Emily Davis, 23, is currently working on a sheep farm in New Zealand after graduating in agriculture from the University of Nottingham last year.
Progression: Standing at the top of the paddock the other day, watching the ewes with their lambs as the sun was setting behind the backdrop of the New Zealand hills, I took a moment to stop and reflect how far I have come in the past two years.
On October 11, 2017, I was on the other side of the world in Brussels, in the middle of the Youth Ag Summit which proved to be a pivotal point in my farming journey.
Being surrounded by 100 like-minded young people from around the world gave me an appreciation for the immense challenge of future global food security, in which young farmers will play a significant part, along with researchers, scientists, policymakers and economists to name a few.
Education: One of my goals I took from the summit was to never stop learning.

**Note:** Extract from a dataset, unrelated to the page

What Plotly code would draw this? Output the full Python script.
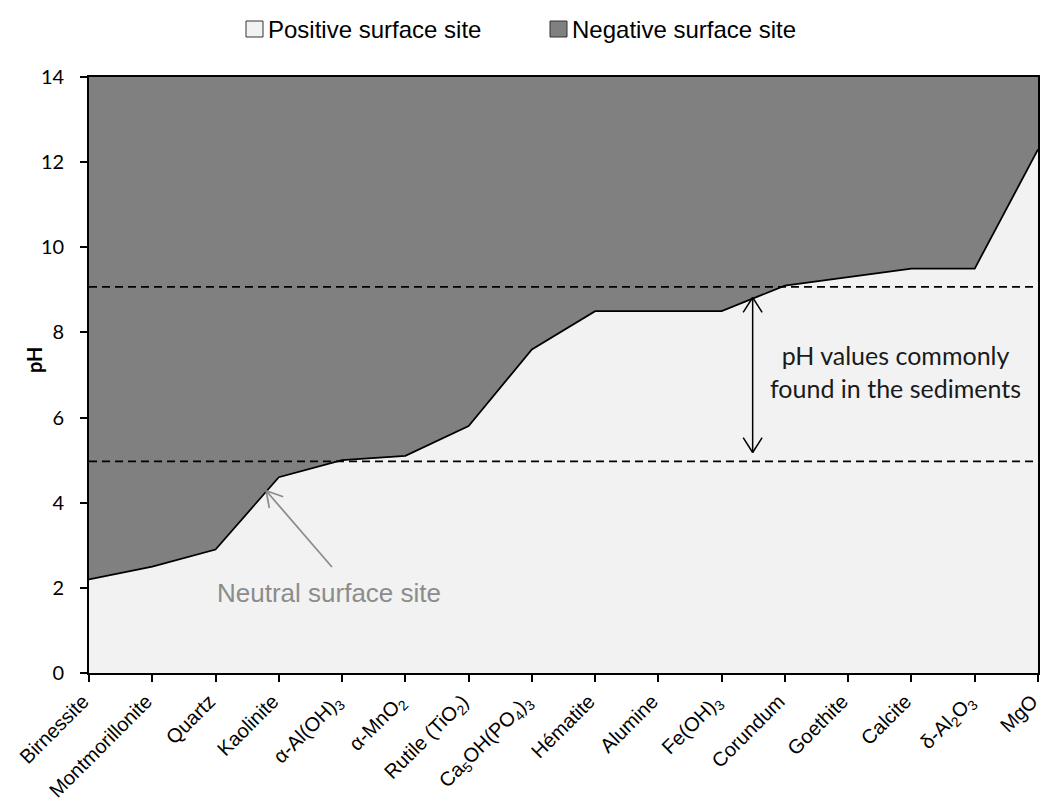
import plotly.graph_objects as go

minerals = ["Birnessite", "Montmorillonite", "Quartz", "Kaolinite",
            "α-Al(OH)<sub>3</sub>", "α-MnO<sub>2</sub>", "Rutile (TiO<sub>2</sub>)",
            "Ca<sub>5</sub>OH(PO<sub>4</sub>)<sub>3</sub>", "Hématite", "Alumine",
            "Fe(OH)<sub>3</sub>", "Corundum", "Goethite", "Calcite",
            "δ-Al<sub>2</sub>O<sub>3</sub>", "MgO"]
pzc = [2.2, 2.5, 2.9, 4.6, 5.0, 5.1, 5.8, 7.6, 8.5, 8.5, 8.5, 9.1, 9.3, 9.5, 9.5, 12.3]
ph_max = [14] * len(minerals)
sediment_low = 4.97
sediment_high = 9.07
y_ticks = [0, 2, 4, 6, 8, 10, 12, 14]
legend_names = ["Positive surface site", "Negative surface site"]
legend_colors = ["#f2f2f2", "#808080"]

W, H = 1041, 803
ML, MR, MT, MB = 89, 3, 77, 130
PW, PH = W - ML - MR, H - MT - MB


def px_x(px):
    return (px - ML) / PW


def px_y(py):
    return (H - MB - py) / PH


idx = list(range(len(minerals)))

fig = go.Figure()
fig.add_trace(go.Scatter(x=idx, y=ph_max, mode="lines", line=dict(width=0, color="#808080"),
                         fill="tozeroy", fillcolor="#808080", showlegend=False, hoverinfo="skip"))
fig.add_trace(go.Scatter(x=idx, y=pzc, mode="lines", line=dict(width=1.75, color="black"),
                         fill="tozeroy", fillcolor="#f2f2f2", showlegend=False))

for yv in [sediment_high, sediment_low]:
    fig.add_shape(type="line", xref="x", yref="y", x0=0, x1=15, y0=yv, y1=yv,
                  line=dict(color="black", width=1.75, dash="8px,5px"))

# Double-headed arrow
fig.add_shape(type="line", xref="x", yref="y", x0=10.49, y0=8.82, x1=10.49, y1=5.18,
              line=dict(color="black", width=1.5))
for (yt, yb) in [(8.82, 8.47), (5.18, 5.53)]:
    for dx in (-0.15, 0.15):
        fig.add_shape(type="line", xref="x", yref="y", x0=10.49, y0=yt, x1=10.49 + dx, y1=yb,
                      line=dict(color="black", width=1.5))

fig.add_annotation(x=12.74, y=7.08, xref="x", yref="y", showarrow=False,
                   text="pH values commonly<br>found in the sediments",
                   font=dict(family="Lato, sans-serif", size=25, color="#1a1a1a"),
                   align="center")

# Neutral surface site arrow
gray = "#8c8c8c"
fig.add_shape(type="line", xref="x", yref="y", x0=3.84, y0=2.49, x1=2.80, y1=4.28,
              line=dict(color=gray, width=1.75))
fig.add_shape(type="line", xref="x", yref="y", x0=2.80, y0=4.28, x1=3.07, y1=4.14,
              line=dict(color=gray, width=1.75))
fig.add_shape(type="line", xref="x", yref="y", x0=2.80, y0=4.28, x1=2.85, y1=3.88,
              line=dict(color=gray, width=1.75))
fig.add_annotation(x=3.8, y=1.88, xref="x", yref="y", showarrow=False,
                   text="Neutral surface site",
                   font=dict(family="Liberation Sans, Arial, sans-serif", size=26, color=gray))

# Legend (drawn at the top)
legend_boxes = [(246, 263), (550, 567)]
for name, col, (bx0, bx1) in zip(legend_names, legend_colors, legend_boxes):
    fig.add_shape(type="rect", xref="paper", yref="paper",
                  x0=px_x(bx0), x1=px_x(bx1), y0=px_y(37), y1=px_y(21),
                  fillcolor=col, line=dict(color="#333333", width=1))
    fig.add_annotation(x=px_x(bx1 + 3), y=px_y(29.5), xref="paper", yref="paper",
                       xanchor="left", yanchor="middle", showarrow=False, text=name,
                       font=dict(family="Liberation Sans, Arial, sans-serif", size=24, color="black"))

# Y-axis title
fig.add_annotation(x=px_x(34), y=px_y(360), xref="paper", yref="paper", showarrow=False,
                   xanchor="center", yanchor="middle",
                   text="<b>pH</b>", textangle=-90,
                   font=dict(family="Lato, sans-serif", size=20, color="black"))

fig.update_layout(
    width=W, height=H,
    margin=dict(l=ML, r=MR, t=MT, b=MB, autoexpand=False),
    paper_bgcolor="white", plot_bgcolor="white",
    showlegend=False,
)
fig.update_xaxes(range=[-0.0001, 15.0001], tickmode="array", tickvals=idx, ticktext=minerals,
                 tickangle=-45, ticks="outside", ticklen=7, tickwidth=1.5, tickcolor="black",
                 showline=True, linecolor="black", linewidth=1.75, mirror=True,
                 showgrid=False, zeroline=False, automargin=False,
                 ticklabeloverflow="allow", ticklabelshift=-6,
                 tickfont=dict(family="Liberation Sans, Arial, sans-serif", size=20, color="black"))
fig.update_yaxes(range=[0, 14], tickvals=y_ticks, ticks="outside", ticklen=7, tickwidth=1.5,
                 tickcolor="black", showline=True, linecolor="black", linewidth=1.75, mirror=True,
                 showgrid=False, zeroline=False, automargin=False, ticklabelstandoff=12,
                 tickfont=dict(family="Lato, sans-serif", size=20, color="black"))

fig.write_html("out.html", config={"displayModeBar": False},
               post_script="document.body.style.margin='0';document.body.style.overflow='hidden';")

True to this, I completed my final year of my agricultural degree at the University of Nottingham, worked the harvest to save for a plane ticket, and set off in October last year for a six-month stint in New Zealand.
It was supposed to be only six months, but to cut a long story short, nearly a year later I am still here with no plans of leaving any time soon.

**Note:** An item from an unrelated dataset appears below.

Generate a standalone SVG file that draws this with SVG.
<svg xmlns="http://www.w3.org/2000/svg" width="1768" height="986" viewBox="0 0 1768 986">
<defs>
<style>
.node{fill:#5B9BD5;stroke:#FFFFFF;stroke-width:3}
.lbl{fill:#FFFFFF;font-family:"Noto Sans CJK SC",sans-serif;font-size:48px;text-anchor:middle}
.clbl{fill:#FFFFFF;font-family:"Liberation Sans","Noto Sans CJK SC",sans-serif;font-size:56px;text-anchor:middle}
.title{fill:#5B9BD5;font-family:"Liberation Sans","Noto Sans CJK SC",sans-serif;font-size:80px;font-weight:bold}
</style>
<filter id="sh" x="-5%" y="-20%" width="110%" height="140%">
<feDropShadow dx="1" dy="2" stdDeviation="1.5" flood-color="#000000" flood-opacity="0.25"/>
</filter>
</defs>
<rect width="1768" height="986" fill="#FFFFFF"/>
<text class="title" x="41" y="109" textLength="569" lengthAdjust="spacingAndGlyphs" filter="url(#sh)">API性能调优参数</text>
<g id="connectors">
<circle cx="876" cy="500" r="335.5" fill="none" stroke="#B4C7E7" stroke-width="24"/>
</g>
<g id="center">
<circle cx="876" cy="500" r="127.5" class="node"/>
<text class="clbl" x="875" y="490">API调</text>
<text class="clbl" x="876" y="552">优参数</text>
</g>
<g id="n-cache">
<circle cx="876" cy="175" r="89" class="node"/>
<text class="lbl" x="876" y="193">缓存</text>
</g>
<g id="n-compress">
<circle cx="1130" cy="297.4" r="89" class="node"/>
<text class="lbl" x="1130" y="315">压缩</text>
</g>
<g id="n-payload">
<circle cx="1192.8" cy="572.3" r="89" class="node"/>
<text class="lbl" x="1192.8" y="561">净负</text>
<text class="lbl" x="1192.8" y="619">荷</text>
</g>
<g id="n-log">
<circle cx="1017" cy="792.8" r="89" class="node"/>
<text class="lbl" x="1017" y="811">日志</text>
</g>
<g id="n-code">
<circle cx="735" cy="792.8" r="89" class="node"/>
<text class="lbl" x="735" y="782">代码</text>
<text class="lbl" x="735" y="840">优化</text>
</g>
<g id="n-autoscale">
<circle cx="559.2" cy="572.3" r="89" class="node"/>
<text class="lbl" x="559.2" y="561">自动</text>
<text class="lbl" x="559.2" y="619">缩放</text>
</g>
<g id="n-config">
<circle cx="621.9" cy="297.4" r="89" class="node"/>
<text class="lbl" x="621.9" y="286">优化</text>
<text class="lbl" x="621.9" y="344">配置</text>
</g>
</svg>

The goal is to learn about more extensive farming systems.
Beef and sheep: I started off on a 350-cow Waikato dairy farm, before heading for the hills of Otago to work on a 6,000-hectare sheep and beef farm.
I love the variety – one day you can be weighing and drenching lambs, the next day cultivating some steep hill country (which has really forced me to face my fear of driving machinery on slopes), or weaning and marking mobs of calves.
With 11,000 sheep and 1,000 breeding cows, there is always plenty to keep me busy.
Everything is out-wintered, the ewes on kale and swede breaks, and the calves on fodder beet, so it has given me a good insight into break feeding winter crops and feed budgets, which has always fascinated me.
A large part of the station is uncultivated tussock hill country, which is extensive grazing at its most extreme.
Some aspects of hill farming takes some getting used to; for example the ewes are left to it in their paddocks at lambing time, whereas I am used to having them all where you can keep an eye on any problems.
The great thing about experiencing different systems is that I can take away ideas and philosophies from each, and one day combine them in my own farming business.
Sometimes it feels like a very steep learning curve, but it is important to take moments like this at the end of a busy day to stop beating yourself up about what you still do not know, and instead realise just how far you have come.